In short, historical
memories that serve to buttress democracy elsewhere are lacking in the US
today, while the forces of polarization are unchecked. The right is on the rise
in Europe but still operates within a broadly accepted institutional setting shaped
by common recent experiences. These are contested but not fundamentally thrown into question.
European nations are
made conscious by history and geography of their geopolitical vulnerability,
which not only inhibits internal dissension but also makes for really heated
arguments about the limits to cooperation and integration between states. Lacking
a sense of geopolitical threat, and with a very different and almost uniquely
benign set of historical memories, the American electorate appears to be poorly
positioned to fight against internal polarization and discord.
The world’s view of
the US will probably have been altered forever in this election. But perhaps
this is merely the ending of an illusion.
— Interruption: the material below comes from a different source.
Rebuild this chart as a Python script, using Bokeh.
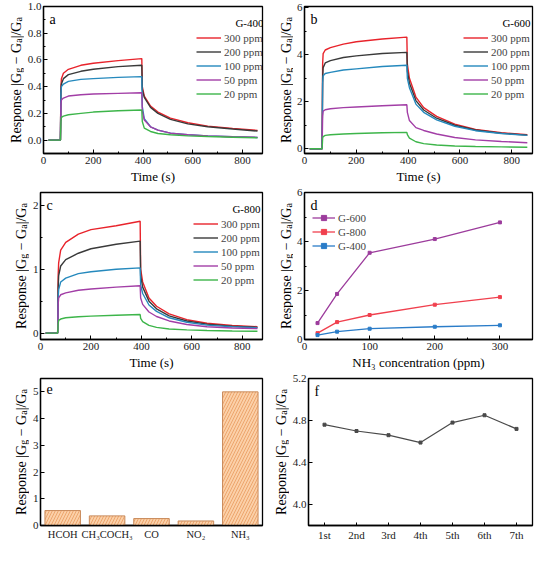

The US was always a society with its
own charmed geographical and historical specificities as well as a darker side
that was easily neglected by those who took its liberalism at face value.
In the past, it
combined the language of freedom with the reality of slavery. It spoke of
modernity and the future while clinging to its own increasingly archaic
institutions. Decades of international leadership have left it relatively
little touched by the wars and conflicts that have raged around the world.
Fascism may not be what awaits it, because fascism was a product of European
circumstances in a now bygone era of history. But fascism is not the only test
and the sooner this is understood, the better we will be able to orient
ourselves in the uncharted territory that lies ahead.